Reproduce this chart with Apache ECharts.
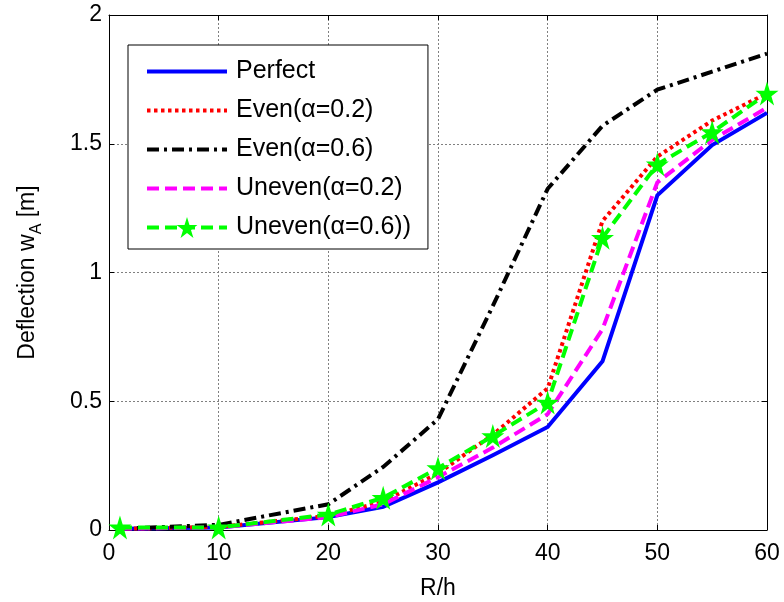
<!DOCTYPE html>
<html>
<head>
<meta charset="utf-8">
<script src="https://cdn.jsdelivr.net/npm/echarts@6/dist/echarts.min.js"></script>
<style>
  html, body { margin: 0; padding: 0; background: #fff; }
  #chart { width: 784px; height: 602px; }
</style>
</head>
<body>
<div id="chart"></div>
<script>
// Slenderness ratio R/h sampled along the x axis
const ratios = [1, 10, 20, 25, 30, 35, 40, 45, 50, 55, 60];

// Deflection w_A [m] for each shell case
const perfect   = [0.005, 0.010, 0.050, 0.090, 0.185, 0.290, 0.400, 0.655, 1.300, 1.495, 1.620];
const even02    = [0.005, 0.012, 0.055, 0.110, 0.220, 0.370, 0.550, 1.200, 1.450, 1.590, 1.695];
const even06    = [0.005, 0.020, 0.100, 0.245, 0.430, 0.870, 1.325, 1.570, 1.710, 1.780, 1.850];
const uneven02  = [0.005, 0.010, 0.050, 0.100, 0.205, 0.320, 0.450, 0.780, 1.350, 1.515, 1.640];
const uneven06  = [0.010, 0.010, 0.060, 0.125, 0.240, 0.365, 0.495, 1.135, 1.420, 1.545, 1.695];

const seriesNames = ['Perfect', 'Even(\u03b1=0.2)', 'Even(\u03b1=0.6)', 'Uneven(\u03b1=0.2)', 'Uneven(\u03b1=0.6))'];

const xTicks = { min: 0, max: 60, interval: 10 };
const yTicks = { min: 0, max: 2, interval: 0.5 };

const FONT = '"Liberation Sans", Arial, sans-serif';
const STAR = 'path://M0,-10L2.245,-3.09L9.511,-3.09L3.633,1.18L5.878,8.09L0,3.82L-5.878,8.09L-3.633,1.18L-9.511,-3.09L-2.245,-3.09Z';
const LINE_W = 4;

const pairs = ys => ratios.map((x, i) => [x, ys[i]]);

function lineSeries(name, ys, color, type, extra) {
  return Object.assign({
    name: name,
    type: 'line',
    xAxisIndex: 0,
    yAxisIndex: 0,
    data: pairs(ys),
    symbol: 'none',
    showSymbol: false,
    animation: false,
    lineStyle: { color: color, width: LINE_W, type: type, cap: 'butt', join: 'miter' },
    itemStyle: { color: color }
  }, extra || {});
}

// legend entries: plain lines get an invisible marker, the last one keeps its star
const hiddenMarker = { color: 'rgba(0,0,0,0)', borderColor: 'rgba(0,0,0,0)', borderWidth: 0 };
const legendData = seriesNames.map((n, i) =>
  i < seriesNames.length - 1 ? { name: n, itemStyle: hiddenMarker } : { name: n });

const chart = echarts.init(document.getElementById('chart'), null, { renderer: 'canvas' });

const axisCommon = {
  axisLine: { show: true, onZero: false, lineStyle: { color: '#000', width: 1 } },
  axisTick: { show: true, inside: true, length: 5, lineStyle: { color: '#000', width: 1 } }
};

chart.setOption({
  backgroundColor: '#fff',
  animation: false,
  grid: { left: 109, right: 17, top: 15, bottom: 72, containLabel: false, outerBoundsMode: 'none' },
  legend: {
    orient: 'vertical',
    left: 128,
    top: 45,
    padding: [14, 17, 9, 17],
    itemWidth: 80,
    itemHeight: 26,
    itemGap: 14,
    backgroundColor: '#fff',
    borderColor: '#000',
    borderWidth: 1,
    borderRadius: 0,
    data: legendData,
    lineStyle: { width: LINE_W },
    textStyle: { fontSize: 25, fontFamily: FONT, color: '#000', padding: [0, 0, 0, 4] }
  },
  xAxis: [
    Object.assign({
      type: 'value', position: 'bottom',
      min: xTicks.min, max: xTicks.max, interval: xTicks.interval,
      name: 'R/h', nameLocation: 'middle', nameGap: 47,
      nameTextStyle: { fontSize: 23, fontFamily: FONT, color: '#000' },
      axisLabel: { fontSize: 23, fontFamily: FONT, color: '#000', margin: 12 },
      splitLine: { show: true, lineStyle: { color: '#808080', width: 1, type: [2, 2] } }
    }, axisCommon),
    Object.assign({
      type: 'value', position: 'top',
      min: xTicks.min, max: xTicks.max, interval: xTicks.interval,
      axisLabel: { show: false },
      splitLine: { show: false }
    }, axisCommon)
  ],
  yAxis: [
    Object.assign({
      type: 'value', position: 'left',
      min: yTicks.min, max: yTicks.max, interval: yTicks.interval,
      name: '{a|Deflection w}{b|A}{a| [m]}',
      nameLocation: 'middle', nameRotate: 90, nameGap: 70,
      nameTextStyle: {
        fontFamily: FONT, color: '#000',
        rich: {
          a: { fontSize: 23, lineHeight: 23, fontFamily: FONT, color: '#000', verticalAlign: 'top' },
          b: { fontSize: 16, lineHeight: 16, fontFamily: FONT, color: '#000', verticalAlign: 'top', padding: [13, 0, 0, 0] }
        }
      },
      axisLabel: { fontSize: 23, fontFamily: FONT, color: '#000', margin: 7 },
      splitLine: { show: true, lineStyle: { color: '#808080', width: 1, type: [2, 2] } }
    }, axisCommon),
    Object.assign({
      type: 'value', position: 'right',
      min: yTicks.min, max: yTicks.max, interval: yTicks.interval,
      axisLabel: { show: false },
      splitLine: { show: false }
    }, axisCommon)
  ],
  series: [
    lineSeries(seriesNames[0], perfect, '#0000ff', 'solid'),
    lineSeries(seriesNames[1], even02, '#ff0000', [3.5, 3.5]),
    lineSeries(seriesNames[2], even06, '#000000', [12, 5, 3, 5]),
    lineSeries(seriesNames[3], uneven02, '#ff00ff', [12, 6]),
    lineSeries(seriesNames[4], uneven06, '#00ff00', [12, 6], {
      symbol: STAR,
      showSymbol: true,
      symbolSize: [23, 24],
      itemStyle: { color: '#00ff00', borderWidth: 0 }
    })
  ]
});
</script>
</body>
</html>
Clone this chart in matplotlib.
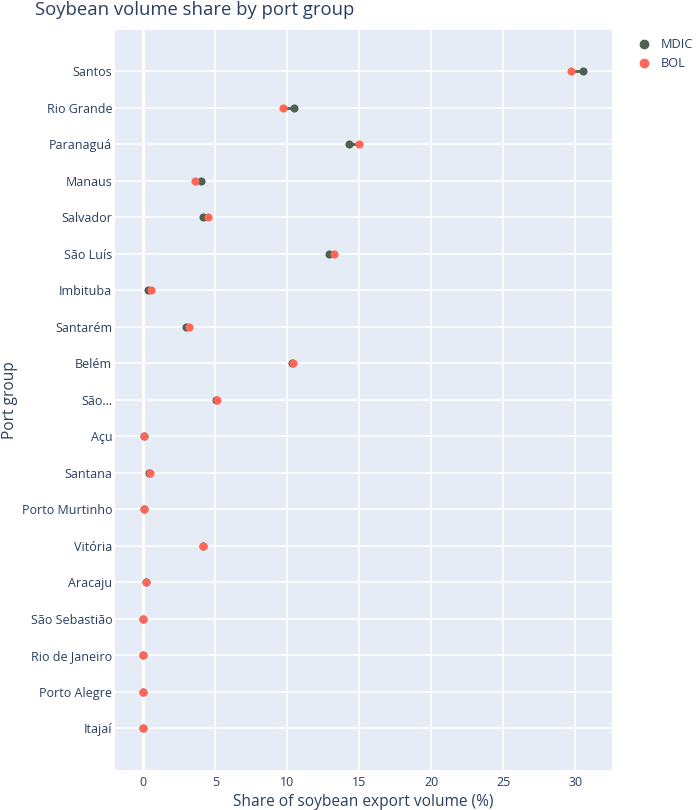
import matplotlib
matplotlib.use("Agg")
import matplotlib.pyplot as plt
from matplotlib.lines import Line2D

plt.rcParams["font.family"] = ["Open Sans", "DejaVu Sans"]

ports = ["Santos", "Rio Grande", "Paranaguá", "Manaus", "Salvador", "São Luís",
         "Imbituba", "Santarém", "Belém", "São...", "Açu", "Santana",
         "Porto Murtinho", "Vitória", "Aracaju", "São Sebastião",
         "Rio de Janeiro", "Porto Alegre", "Itajaí"]
mdic = [30.56, 10.47, 14.3, 4.03, 4.17, 12.92, 0.33, 2.99, 10.3, 5.02, 0.05, 0.42,
        0.02, 4.17, 0.19, 0.0, 0.0, 0.0, 0.0]
bol = [29.7, 9.72, 15.0, 3.57, 4.47, 13.22, 0.53, 3.17, 10.42, 5.1, 0.05, 0.44,
       0.02, 4.17, 0.19, 0.0, 0.0, 0.0, 0.0]

TXT = "#2a3f5f"
C_MDIC = "#4d6151"
C_BOL = "#ff6655"

fig = plt.figure(figsize=(7, 8.1), dpi=100)
ax = fig.add_axes([0.1643, 0.0494, 0.7096, 0.9136])
ax.set_facecolor("#e5ecf6")
for s in ax.spines.values():
    s.set_visible(False)

ypos = list(range(len(ports)))
for y, a, b in zip(ypos, mdic, bol):
    ax.plot([a, b], [y, y], color=C_MDIC, lw=2, zorder=3, solid_capstyle="butt")
ax.scatter(mdic, ypos, s=34, color=C_MDIC, zorder=4, linewidths=0, label="MDIC")
ax.scatter(bol, ypos, s=34, color=C_BOL, zorder=5, linewidths=0, label="BOL")

ax.set_xlim(-1.97, 32.53)
ax.set_ylim(18 + 1.14, -1.13)
ax.set_yticks(ypos)
ax.set_yticklabels(ports)
ax.set_xticks([0, 5, 10, 15, 20, 25, 30])
ax.grid(True, color="white", lw=1.1, zorder=0)
ax.set_axisbelow(True)
ax.axvline(0, color="white", lw=2.2, zorder=1)
ax.tick_params(axis="y", length=0, labelsize=9, colors=TXT, pad=2)
ax.tick_params(axis="x", length=0, labelsize=9, colors=TXT, pad=4)

fig.text(363 / 700, 1 - 802 / 810, "Share of soybean export volume (%)", fontsize=11.2,
         color=TXT, ha="center", va="center")
fig.text(10 / 700, 1 - 400 / 810, "Port group", fontsize=11.2, color=TXT,
         ha="center", va="center", rotation=90)
fig.text(35 / 700, 1 - 10 / 810, "Soybean volume share by port group", fontsize=13.3,
         color=TXT, ha="left", va="center")

handles = [Line2D([], [], marker="o", ls="", color=C_MDIC, markersize=6),
           Line2D([], [], marker="o", ls="", color=C_BOL, markersize=6)]
leg = fig.legend(handles, ["MDIC", "BOL"], loc="upper left",
                 bbox_to_anchor=(0.895, 0.967), frameon=False, fontsize=9.2,
                 handletextpad=0.8, labelspacing=0.45, handlelength=1.0)
for t in leg.get_texts():
    t.set_color(TXT)

fig.savefig("out.png", dpi=100, facecolor="white")
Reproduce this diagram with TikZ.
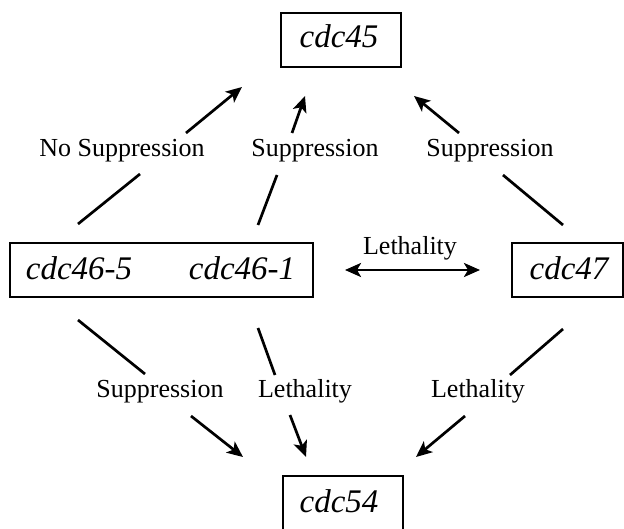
\documentclass[tikz,border=0pt]{standalone}
\usepackage{fontspec}
\setmainfont{Liberation Serif}
\usetikzlibrary{arrows.meta}
\begin{document}
\begin{tikzpicture}[x=1pt,y=-1pt,
  box/.style={draw,line width=1.5pt,inner sep=0pt,anchor=center},
  gene/.style={font=\fontsize{33}{36}\selectfont\itshape,inner sep=0pt,anchor=base},
  lab/.style={font=\fontsize{26}{30}\selectfont,inner sep=0pt,anchor=base},
  ln/.style={line width=2.7pt},
  arr/.style={line width=2.7pt,-{Stealth[length=16pt,width=14pt,inset=4pt]}},
  darr/.style={line width=2.7pt,{Stealth[length=16pt,width=14pt,inset=4pt]}-{Stealth[length=16pt,width=14pt,inset=4pt]}}]
\useasboundingbox (0,0) rectangle (624,529);
% boxes
\node[box,minimum width=120pt,minimum height=54pt] (cdc45) at (341,40) {};
\node[gene] (t45) at (339,48) {cdc45};
\node[box,minimum width=303pt,minimum height=54pt] (cdc46) at (161.5,270) {};
\node[gene] (t465) at (79,280) {cdc46-5};
\node[gene] (t461) at (242,280) {cdc46-1};
\node[box,minimum width=111pt,minimum height=54pt] (cdc47) at (567.5,270) {};
\node[gene] (t47) at (569,280) {cdc47};
\node[box,minimum width=120pt,minimum height=60pt] (cdc54) at (343,506) {};
\node[gene] (t54) at (339,512) {cdc54};
% labels
\node[lab] (l1) at (122,157) {No Suppression};
\node[lab] (l2) at (315,157) {Suppression};
\node[lab] (l3) at (490,157) {Suppression};
\node[lab] (l4) at (160,397) {Suppression};
\node[lab] (l5) at (305,397) {Lethality};
\node[lab] (l6) at (478,397) {Lethality};
\node[lab] (l7) at (410,255) {Lethality};
% coordinates
\coordinate (a1) at (78,224); \coordinate (a2) at (140,174);
\coordinate (a3) at (186,133); \coordinate (a4) at (242,87);
\coordinate (b1) at (258,225); \coordinate (b2) at (277,175);
\coordinate (b3) at (292,133); \coordinate (b4) at (305,96);
\coordinate (c1) at (563,225); \coordinate (c2) at (503,175);
\coordinate (c3) at (459,133); \coordinate (c4) at (414,96);
\coordinate (d1) at (78,320); \coordinate (d2) at (145,374);
\coordinate (d3) at (191,416); \coordinate (d4) at (243,457);
\coordinate (e1) at (258,328); \coordinate (e2) at (275,375);
\coordinate (e3) at (290,415); \coordinate (e4) at (306,457);
\coordinate (f1) at (563,329); \coordinate (f2) at (510,375);
\coordinate (f3) at (465,416); \coordinate (f4) at (416,457);
\coordinate (g1) at (345,270); \coordinate (g2) at (480,270);
% connectors
\draw[ln] (a1) -- (a2); \draw[arr] (a3) -- (a4);
\draw[ln] (b1) -- (b2); \draw[arr] (b3) -- (b4);
\draw[ln] (c1) -- (c2); \draw[arr] (c3) -- (c4);
\draw[ln] (d1) -- (d2); \draw[arr] (d3) -- (d4);
\draw[ln] (e1) -- (e2); \draw[arr] (e3) -- (e4);
\draw[ln] (f1) -- (f2); \draw[arr] (f3) -- (f4);
\draw[darr] (g1) -- (g2);
\end{tikzpicture}
\end{document}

• _GIVEN TASK_
Skip the pictures and quote each line of the entries above, from the first through the line with "const pairs = ys", exactly as it appears.

• _RESPONSE BELOW_
Reproduce this chart with Apache ECharts.
<!DOCTYPE html>
<html>
<head>
<meta charset="utf-8">
<script src="https://cdn.jsdelivr.net/npm/echarts@6/dist/echarts.min.js"></script>
<style>
  html, body { margin: 0; padding: 0; background: #fff; }
  #chart { width: 784px; height: 602px; }
</style>
</head>
<body>
<div id="chart"></div>
<script>
// Slenderness ratio R/h sampled along the x axis
const ratios = [1, 10, 20, 25, 30, 35, 40, 45, 50, 55, 60];

// Deflection w_A [m] for each shell case
const perfect   = [0.005, 0.010, 0.050, 0.090, 0.185, 0.290, 0.400, 0.655, 1.300, 1.495, 1.620];
const even02    = [0.005, 0.012, 0.055, 0.110, 0.220, 0.370, 0.550, 1.200, 1.450, 1.590, 1.695];
const even06    = [0.005, 0.020, 0.100, 0.245, 0.430, 0.870, 1.325, 1.570, 1.710, 1.780, 1.850];
const uneven02  = [0.005, 0.010, 0.050, 0.100, 0.205, 0.320, 0.450, 0.780, 1.350, 1.515, 1.640];
const uneven06  = [0.010, 0.010, 0.060, 0.125, 0.240, 0.365, 0.495, 1.135, 1.420, 1.545, 1.695];

const seriesNames = ['Perfect', 'Even(\u03b1=0.2)', 'Even(\u03b1=0.6)', 'Uneven(\u03b1=0.2)', 'Uneven(\u03b1=0.6))'];

const xTicks = { min: 0, max: 60, interval: 10 };
const yTicks = { min: 0, max: 2, interval: 0.5 };

const FONT = '"Liberation Sans", Arial, sans-serif';
const STAR = 'path://M0,-10L2.245,-3.09L9.511,-3.09L3.633,1.18L5.878,8.09L0,3.82L-5.878,8.09L-3.633,1.18L-9.511,-3.09L-2.245,-3.09Z';
const LINE_W = 4;

const pairs = ys => ratios.map((x, i) => [x, ys[i]]);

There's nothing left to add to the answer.